Na minha primeira (e mais polêmica) coluna aqui no Ambrosia eu falei sobre a HQ Você é minha mãe? (Quadrinhos na Cia.), de Alison Bechdel, e como eu não entendia a necessidade de revelar certos fatos pessoais se não agregariam à história. Ainda comentei sobre como um quadrinista nacional em uma mesa do bar achava essa saída fácil e que “fazer dragões que era difícil”.
Bem, daí a gente pula nove meses e alguns novos textos, e me vejo lendo Pílulas Azuis (Editora Nemo), de Frederik Peeters… Uma autobiografia. Na obra, ele conta como conheceu sua mulher Cati e seu enteado, dois soropositivos, e como foi viver com eles.

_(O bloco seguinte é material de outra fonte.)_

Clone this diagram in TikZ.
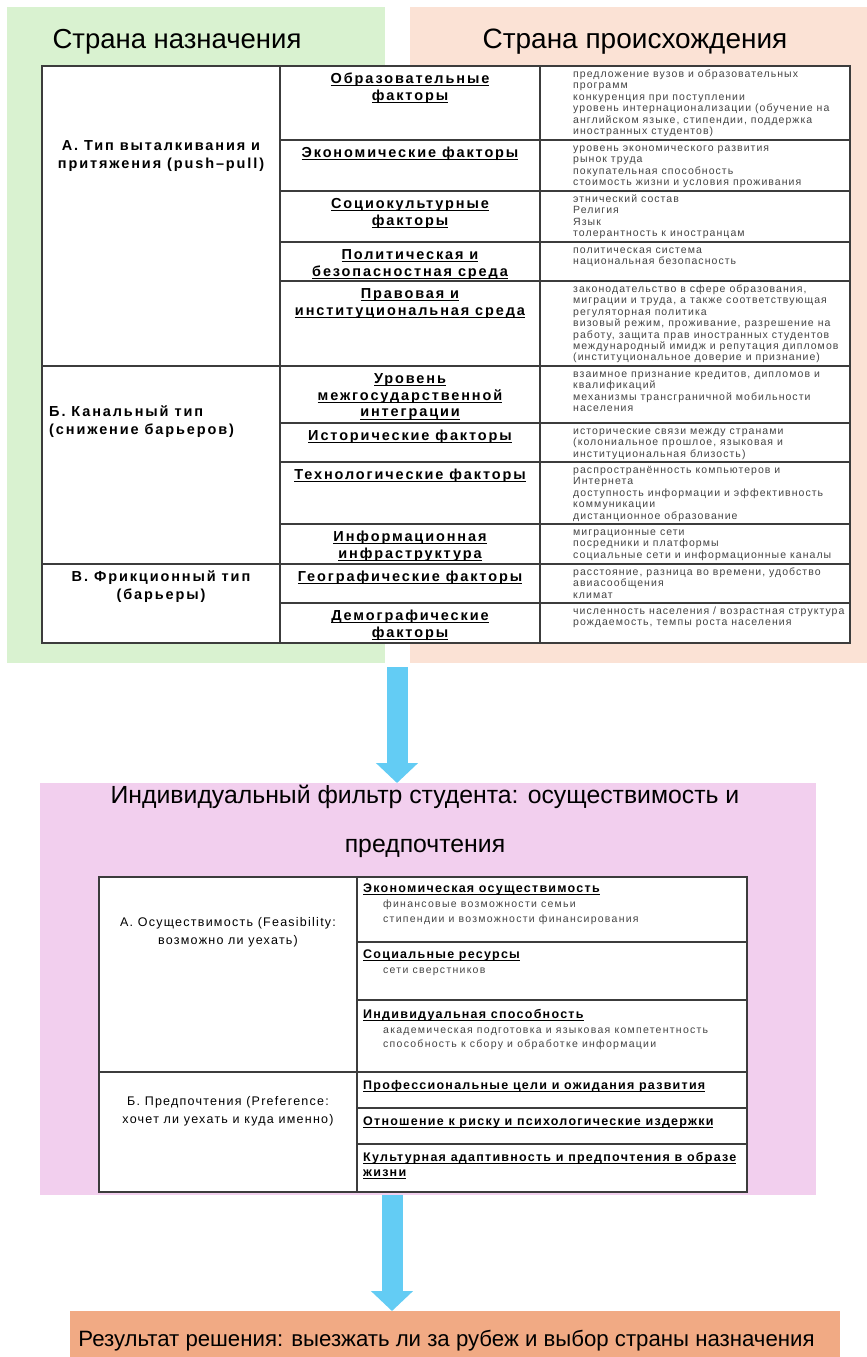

Pesado, não? Pois é! Mas a HQ é incrivelmente leve. Leve no sentindo de como é narrado, sabe? Meu grande problema com autobiografias é que sempre são tensas, com narrativas complexas, o que te obriga a ler aos poucos para não se perder. Mas com Pílulas Azuis foi diferente. Peguei, sentei e li tudo em uma tarde. Isso para mim é a melhor prova de que uma HQ é boa! Trabalhando com eventos anteriores e posteriores, Peeters conseguiu fazer sua HQ, que tinha tudo para se tornar pesada, ser uma leitura agradável. Vem uma história leve, depois uma mais pesada, depois outra leve. Isso deixou o ritmo da obra perfeito.
Como é de se imaginar, não é nenhum céu de brigadeiro esse relacionamento. Por exemplo, em uma das melhores cenas, ele debate com Cati se seus pais devem saber que ela é soropositiva ou não. E como para ele foi complicado começar a ter sentimentos paternais pelo seu enteado. É tudo muito humano, mas sem ser vitimizado. E nada está lá por acaso, tudo que ocorre serve para o desenvolvimento dos personagens e da trama. Você entende a razão de cada uma delas. E até ao final da leitura questiona se as 208 páginas não são muito poucas para contar tudo isso.
o traço de Frederik Peeters – que inclusive é muito diferente do apresentado na capa – é cartoon, caricato e com uma pegada muito forte em bordas e sombras pretas. Isso ajuda ainda mais a fazer a história fluir e leitura ocorrer naturalmente sem pausa.
Outro detalhe que me agradou muito foi a liberdade poética da HQ. Sim, é uma autobiografia, mas nem por isso é necessário que tudo tenha que ser exatamente igual e que a ficção não possa ter sua vez em algumas páginas para ajudar a desmitificar ou aprofundar certas questões.
Por isso, após nove meses da minha primeira coluna, posso escrever aqui tranquilo que dragões são legais, mas não podem contar todos os tipos de histórias… Pois Pílulas Azuis é uma das melhores coisas que li esse ano, sem dúvida.